If we want to look at rows we use the dataframe[row, col] notation but this time with the column part left blank, so for example

my_sample[4,]

gives us the fourth row and

my_sample[1:10,]

gives us the first ten rows.

This technique of selecting only particular rows or columns is called slicing and gives a lot of control over manipulating our data. What about if we want rows (or more likely) columns that aren’t next to each other in the data frame? The [row, col] format expects a single number (object) separated by commas. We can use the c() function to create a variable that contains more than one value:

my_sample[,c(2,3,5)] #gives us length, weight and sex columns.

and these slices can themselves be saved as data frames.

subset_of_sample <- my_sample[,c(2,3,5)]

Suppose I want all the male samples as one subset and all the females as another. Because the males and females are grouped within the data set I could use row slicing to do it:

female_sample <- my_sample[11:20,] #rows 11-20

but what if that wasn’t the case? We can use the value in the column to decide whether to select it.

males <- my_sample$sex == "M"
males

This gives a variable that is the same length as the column and consists only of false or true values depending on whether the value was “M” or not, and we can use this variable when we slice the data frame. The logical value means that we select the row if the value in ‘males‘ are ‘TRUE‘.

male_sample <- my_sample[males,]
head(male_sample) # head displays just the top few rows.
head(male_sample, 3) # or we can be specific about how many

We can look at a particular row and column using:

my_sample$weight[4]
my_sample[[3]][4] # third column (weight), fourth row

which is good if we suddenly discover from our lab notebook that this particular value is incorrect, because we can read a single value directly into that place without affecting the rest of the data frame.

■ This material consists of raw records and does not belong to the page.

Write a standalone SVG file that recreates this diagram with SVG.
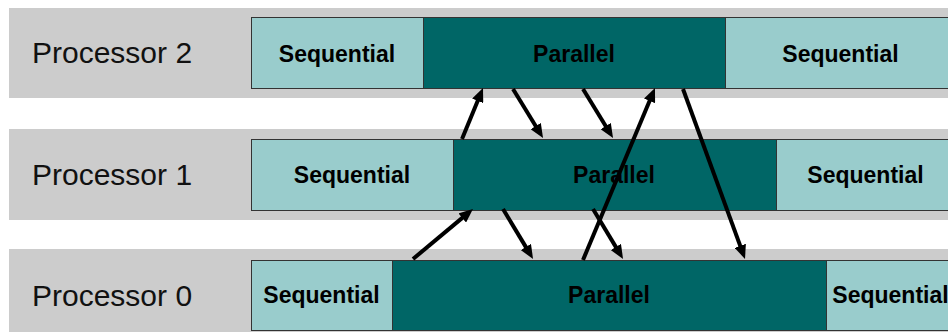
<svg xmlns="http://www.w3.org/2000/svg" width="948" height="332" viewBox="0 0 948 332">
  <style>
    .band { fill: #cccccc; }
    .seq { fill: #99cccc; stroke: #333333; stroke-width: 1; }
    .par { fill: #006666; stroke: #333333; stroke-width: 1; }
    .proc { font-family: "Liberation Sans", Arial, sans-serif; font-size: 30px; fill: #111111; }
    .lbl { font-family: "Liberation Sans", Arial, sans-serif; font-size: 23px; font-weight: bold; fill: #000000; text-anchor: middle; }
    .msg { stroke: #000000; stroke-width: 4; fill: none; marker-end: url(#head); }
  </style>
  <defs>
    <marker id="head" markerUnits="userSpaceOnUse" viewBox="0 0 14 12" markerWidth="14" markerHeight="12" refX="4" refY="6" orient="auto">
      <path d="M0,0 L14,6 L0,12 Z" fill="#000000"/>
    </marker>
  </defs>
  <rect width="948" height="332" fill="#ffffff"/>

  <!-- Processor 2 -->
  <g id="proc2">
    <rect class="band" x="9" y="8" width="950" height="90"/>
    <text class="proc" x="32" y="63">Processor 2</text>
    <rect class="seq" x="251.5" y="17.5" width="172" height="71"/>
    <rect class="par" x="423.5" y="17.5" width="302" height="71"/>
    <rect class="seq" x="725.5" y="17.5" width="230" height="71"/>
    <text class="lbl" x="337" y="62">Sequential</text>
    <text class="lbl" x="574" y="62">Parallel</text>
    <text class="lbl" x="840.5" y="62">Sequential</text>
  </g>

  <!-- Processor 1 -->
  <g id="proc1">
    <rect class="band" x="9" y="129" width="950" height="91"/>
    <text class="proc" x="32" y="185">Processor 1</text>
    <rect class="seq" x="251.5" y="139.5" width="202" height="71"/>
    <rect class="par" x="453.5" y="139.5" width="323" height="71"/>
    <rect class="seq" x="776.5" y="139.5" width="180" height="71"/>
    <text class="lbl" x="352" y="183">Sequential</text>
    <text class="lbl" x="614" y="183">Parallel</text>
    <text class="lbl" x="865.5" y="183">Sequential</text>
  </g>

  <!-- Processor 0 -->
  <g id="proc0">
    <rect class="band" x="9" y="249" width="950" height="100"/>
    <text class="proc" x="32" y="306">Processor 0</text>
    <rect class="seq" x="251.5" y="260.5" width="141" height="70"/>
    <rect class="par" x="392.5" y="260.5" width="434" height="70"/>
    <rect class="seq" x="826.5" y="260.5" width="130" height="70"/>
    <text class="lbl" x="321.5" y="303">Sequential</text>
    <text class="lbl" x="609" y="303">Parallel</text>
    <text class="lbl" x="890.5" y="303">Sequential</text>
  </g>

  <!-- messages between processors -->
  <g id="connectors">
    <line class="msg" x1="462" y1="139" x2="479.2" y2="97.2"/>
    <line class="msg" x1="513" y1="89" x2="537.8" y2="129.5"/>
    <line class="msg" x1="583" y1="89" x2="607.8" y2="129.5"/>
    <line class="msg" x1="583" y1="260" x2="651.1" y2="97.2"/>
    <line class="msg" x1="683" y1="89" x2="741.6" y2="249.6"/>
    <line class="msg" x1="413" y1="259" x2="465.3" y2="215.4"/>
    <line class="msg" x1="503" y1="209" x2="527.9" y2="250.4"/>
    <line class="msg" x1="593" y1="209" x2="617.9" y2="250.4"/>
  </g>
</svg>
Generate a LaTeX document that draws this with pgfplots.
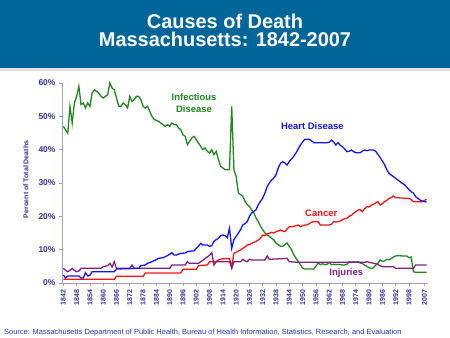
\documentclass[border=0pt]{standalone}
\usepackage{pgfplots}
\pgfplotsset{compat=1.18}
\usepackage{fontspec}
\setmainfont{Liberation Sans}
\definecolor{titleblue}{RGB}{0,102,153}
\definecolor{navy}{RGB}{51,51,153}
\definecolor{axgray}{RGB}{160,160,200}
\definecolor{cgreen}{RGB}{30,135,30}
\definecolor{cblue}{RGB}{20,20,245}
\definecolor{cred}{RGB}{245,20,20}
\definecolor{cpurple}{RGB}{128,32,128}
\definecolor{srcblue}{RGB}{30,60,170}
\pgfplotstableread{
x y
1842 47
1843 46
1844 45
1845 53
1846 48
1847 54
1848 56
1849 59
1850 53.5
1851 54
1852 52.5
1853 54
1854 53
1855 57
1856 58
1857 57.5
1858 57
1859 56
1860 55.5
1861 56
1862 56.5
1863 60
1864 58.5
1865 58
1866 55.5
1867 53
1868 53
1869 54
1870 53.5
1871 52.5
1872 56
1873 54.5
1874 55
1875 56
1876 56
1877 55
1878 53
1879 52.5
1880 53
1881 51.5
1882 50
1883 49
1884 48.8
1885 48.5
1886 48
1887 47.5
1888 47
1889 47.5
1890 47
1891 48
1892 47.5
1893 47.5
1894 46.5
1895 46
1896 44.5
1897 44
1898 41.5
1899 42.5
1900 43.5
1901 44
1902 43
1903 42
1904 41
1905 40
1906 40.5
1907 39.5
1908 39
1909 40
1910 38.5
1911 39.5
1912 37
1913 35
1914 34.5
1915 34
1916 34
1917 34
1918 53
1919 34
1920 32
1921 27
1922 26.5
1923 26
1924 24.5
1925 23.5
1926 23
1927 22
1928 21
1929 19.5
1930 18.4
1931 17
1932 16
1933 15
1934 14.4
1935 14
1936 13.4
1937 13
1938 12
1939 11.5
1940 11
1941 11
1942 11.5
1943 12
1944 11
1945 10
1946 8.5
1947 7.4
1948 6.5
1949 5.5
1950 4.5
1951 4.2
1952 4.2
1953 4.2
1954 4.2
1955 4.2
1956 5
1957 6
1958 5.5
1959 5.8
1960 5.5
1961 5.6
1962 6.2
1963 5.5
1964 5.6
1965 5.5
1966 5.6
1967 5.5
1968 5.4
1969 5.4
1970 5.6
1971 6.4
1972 6.2
1973 6.4
1974 6.3
1975 6.4
1976 6
1977 5.8
1978 5.4
1979 5
1980 4.6
1981 4.3
1982 4.6
1983 5.4
1984 5.9
1985 6.9
1986 6.5
1987 6.6
1988 7.1
1989 7
1990 7.3
1991 7.8
1992 8.1
1993 8.2
1994 8.2
1995 8.1
1996 8.1
1997 8.1
1998 7.6
1999 7.8
2000 3.4
2001 3.2
2002 3.2
2003 3.2
2004 3.2
2005 3.2
2006 3.2
}\infectious
\pgfplotstableread{
x y
1842 2.4
1843 1.5
1844 2.1
1849 2.1
1850 1.5
1851 1.5
1852 3.1
1853 2.1
1854 2.3
1855 3.4
1865 3.4
1866 4.2
1876 4.4
1877 5.2
1879 5.4
1880 5.9
1882 6.4
1884 7
1885 7.4
1887 7.6
1888 7.9
1890 8.6
1891 9.1
1892 8.4
1893 8.4
1895 8.9
1897 9
1898 9.4
1900 9.6
1901 9.6
1902 10.4
1903 11
1904 11.9
1905 11.4
1907 11.4
1908 11
1909 11.2
1910 12.5
1911 13
1912 13.4
1913 14.2
1914 14.4
1915 14.2
1916 13.6
1917 16.4
1918 10.4
1919 13
1920 14
1921 15
1922 16
1923 17.4
1924 17.8
1925 18.4
1926 20
1927 21
1928 21.5
1929 22
1930 23.5
1931 24.5
1932 25.5
1933 27
1934 28.9
1935 30
1936 30.9
1937 31.5
1938 32.5
1939 34.5
1940 35.9
1941 36.4
1942 36
1943 35.4
1944 36.5
1945 37.2
1946 38
1947 39
1948 40.2
1949 41.4
1950 42.3
1951 43.1
1952 43.1
1953 43.1
1954 42.7
1955 42.1
1956 42.1
1957 42.1
1958 42.1
1959 42.1
1960 42.1
1961 42.1
1962 42.2
1963 42.9
1964 42.3
1965 41.4
1966 42.1
1967 41.3
1968 40.9
1969 40.2
1970 39.4
1971 39.5
1972 39.9
1973 39.4
1974 39.1
1975 39.1
1976 39.1
1977 39.6
1978 39.9
1979 39.7
1980 39.9
1981 39.9
1982 39.9
1983 39.5
1984 38.6
1985 37.6
1986 36.6
1987 35.5
1988 34
1989 32.9
1990 32.4
1991 31.9
1992 31.4
1993 30.9
1994 30.4
1995 29.9
1996 29.5
1997 28.8
1998 28
1999 27.4
2000 27
2001 25.9
2002 25.4
2003 24.9
2004 24.6
2005 24.4
2006 24.4
}\heart
\pgfplotstableread{
x y
1842 1.1
1865 1.1
1866 2
1878 2
1879 3
1895 3
1896 4.1
1902 4.1
1903 5.2
1907 5.4
1908 6.4
1911 6.4
1912 6.9
1914 7.3
1917 7.3
1918 4.9
1919 8.9
1920 9.2
1921 9.6
1922 9.9
1923 10.4
1924 10.8
1925 11.4
1926 11.5
1927 11.9
1928 12.2
1929 12.5
1930 12.9
1931 13.5
1932 14.4
1933 14.2
1934 14.8
1935 14.9
1936 15.2
1937 15
1938 15.4
1939 15.6
1940 15.9
1941 15.6
1942 15.4
1943 16.2
1944 16.9
1945 16.9
1946 17
1947 17.2
1948 17.4
1949 16.9
1950 17.2
1951 17.4
1952 17.4
1953 17.8
1954 18.2
1955 18.4
1956 18.4
1957 18.4
1958 17.4
1959 17.4
1960 17.4
1961 17.4
1962 17.4
1963 17.6
1964 18.4
1965 18.3
1966 18.4
1967 18.6
1968 19
1969 19.3
1970 19.4
1971 20
1972 20.3
1973 20.9
1974 21.4
1975 21.9
1976 22
1977 21.4
1978 22.3
1979 22.9
1980 22.8
1981 23.4
1982 23.6
1983 24
1984 24.4
1985 23.4
1986 23.8
1987 24.4
1988 24.8
1989 25.4
1990 25.6
1991 26.1
1992 25.6
1993 25.6
1994 25.5
1995 25.5
1996 25.4
1997 25.4
1998 25.4
1999 25
2000 24.4
2001 24.4
2002 24.4
2003 24.4
2004 24.4
2005 24.8
2006 25.1
}\cancer
\pgfplotstableread{
x y
1842 4.4
1843 3.8
1844 3.4
1845 3.8
1846 4.4
1847 3.8
1848 3.4
1849 3.6
1850 4.4
1859 4.4
1860 4.9
1862 5.2
1863 5.9
1864 4.8
1865 6.4
1866 4.4
1872 4.4
1873 5.4
1874 4.4
1890 4.4
1891 5.4
1897 5.4
1898 6.4
1899 5.9
1903 5.9
1904 6.4
1905 6.8
1906 7.4
1908 8.3
1909 9.1
1910 5.4
1911 6.4
1917 6.4
1918 4.4
1919 6.4
1922 6.4
1923 7.1
1924 6.6
1925 6.4
1926 7.1
1927 6.9
1933 6.9
1934 8.1
1935 7.1
1943 7.4
1944 6.4
1948 6.2
1978 6.2
1979 6.4
1980 6.2
1983 5.8
1985 5.2
1986 4.9
1991 4.9
1992 4.4
2000 4.4
2001 5.4
2006 5.4
}\injuries
\begin{document}
\begin{tikzpicture}[x=1bp,y=1bp]
\useasboundingbox (0,0) rectangle (450,337);
\fill[white] (0,0) rectangle (450,337);
\fill[titleblue] (0,269) rectangle (450,337);
\fill[black!12] (0,266) rectangle (450,269);
\node[anchor=base, text=white, font=\bfseries\fontsize{20}{22}\selectfont] at (225,308.7) {Causes of Death};
\node[anchor=base, text=white, font=\bfseries\fontsize{20}{22}\selectfont] at (225,290.3) {Massachusetts: 1842-2007};
\node[rotate=90, text=navy, font=\bfseries\fontsize{7}{8}\selectfont] at (26,157.5) {Percent of Total Deaths};
\node[anchor=base west, text=srcblue, font=\fontsize{7.5}{8}\selectfont, inner sep=0pt] at (4,3) {Source: Massachusetts Department of Public Health, Bureau of Health Information, Statistics, Research, and Evaluation};
\begin{axis}[
  at={(62bp,54bp)}, anchor=south west,
  scale only axis, width=366bp, height=200bp,
  xmin=1841.4, xmax=2006.6, ymin=0, ymax=60,
  axis x line*=bottom, axis y line*=left,
  axis line style={color=axgray, line width=0.8pt, -},
  tick style={color=axgray, line width=0.6pt},
  tick align=outside, major tick length=3bp,
  ytick={0,10,...,60},
  yticklabel={\pgfmathprintnumber{\tick}\%},
  xtick={1842,1848,1854,1860,1866,1872,1878,1884,1890,1896,1902,1908,1914,1920,1926,1932,1938,1944,1950,1956,1962,1968,1974,1980,1986,1992,1998,2005},
  xticklabels={1842,1848,1854,1860,1866,1872,1878,1884,1890,1896,1902,1908,1914,1920,1926,1932,1938,1944,1950,1956,1962,1968,1974,1980,1986,1992,1998,2007},
  x tick label style={rotate=90, anchor=east, font=\bfseries\fontsize{7}{8}\selectfont, text=navy},
  y tick label style={font=\bfseries\fontsize{8.5}{9}\selectfont, text=navy},
  /pgf/number format/assume math mode=true,
  clip=false,
]
\addplot[cgreen, line width=1.3pt] table[x=x,y=y] {\infectious};
\addplot[cred, line width=1.3pt] table[x=x,y=y] {\cancer};
\addplot[cpurple, line width=1.3pt] table[x=x,y=y] {\injuries};
\addplot[cblue, line width=1.3pt] table[x=x,y=y] {\heart};
\node[text=cgreen, font=\bfseries\fontsize{9.5}{11.5}\selectfont, align=center] at (axis cs:1901,54) {Infectious\\Disease};
\node[text=cblue, font=\bfseries\fontsize{9.5}{11}\selectfont] at (axis cs:1954.4,47) {Heart Disease};
\node[text=cred, font=\bfseries\fontsize{9.5}{11}\selectfont] at (axis cs:1958.4,20.9) {Cancer};
\node[text=cpurple, font=\bfseries\fontsize{9.5}{11}\selectfont] at (axis cs:1969.7,2.9) {Injuries};
\end{axis}
\end{tikzpicture}
\end{document}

my_sample$weight[4] <- 900.2154

The next stage is that I want to add the weight:length ratio to the data. I can calculate the values using the existing columns and then put the results into a new column that I create at the same time:

my_sample$ratio <- my_sample$weight / my_sample$length
head(my_sample)

I can also do the same thing if I need to change an existing column. Suppose I have multiple samples and I need to renumber the sample IDs to avoid confusion.

my_sample$sample_id <- my_sample$sample_id+100
head(my_sample)

Now I want to add some new data to the bottom of the data frame. First I’m going to add a row using a method that works, and then I’ll cover one of the surprises that R can spring on you.

mean(my_sample$length) # just testing
new_row <- list(121, 18.72391, 710.1846, 1, "F", 710.1846/18.72391)
my_sample <- rbind(my_sample, new_row)
mean(my_sample$length) # still works
tail(my_sample) # bottom few rows

The two lines doing the work here are the second and third. First I create the data for a new row using the list() function, and then use the rbind() function (which stands for row bind) to add it to the bottom of the data frame. The list() function is the critical part as we’ll see later. Now for the gotcha. I try to add a new row:

new_row2 <- c(122, 17.99321, 698.7815, 1, "F", 698.7815/17.99321)
my_sample <- rbind(my_sample,new_row2)

This time I’m using the c() function. It seems to have worked, but if I try to find the mean of my length column I get an error:

mean(my_sample$length) # gives error

So we might think we can remove the ‘bad’ row and have a rethink:

my_sample <- my_sample[1:21,]
mean(my_sample$length)

but that still doesn’t work. We then take a look at the row we added and find that R has converted the values to text.

new_row2
class(new_row2) # class tells what data type the variable is

That’s because the c() function needs data that’s all of the same type. R got around the problem by converting the other values into text without telling us, although we should at least be grateful it did the calculation for the ratio before the conversion. That’s called ‘type coercion’ by R or ‘casting’ by programmers, but why can’t we calculate the mean even though we’ve deleted the bad row?

str(my_sample)

See where it says ‘chr’? R wants all the values in a single column to be the same data type so it’s converted each of the columns to text as well. So that little ‘c’ in the second example of adding a row has had the effect of basically converting our entire data frame to text values rather than numbers. Depending on the size and importance of our data set that’s either an ‘oopsie’ or a moment of sheer blind panic. The good news is that we can switch it back.

my_sample$sample_id <- as.integer(my_sample$sample_id)
my_sample$length <- as.numeric(my_sample$length)
my_sample$weight <- as.numeric(my_sample$weight)
my_sample$site <- as.factor(my_sample$site)
my_sample$ratio <- as.numeric(my_sample$ratio)

These ‘as.type‘ functions convert from one data type to another (where possible), and can get us out of trouble if R does some type coercion in the background without us noticing. R has its quirks, but it’s a powerful package and well worth spending some time on if you need to move beyond basic statistics.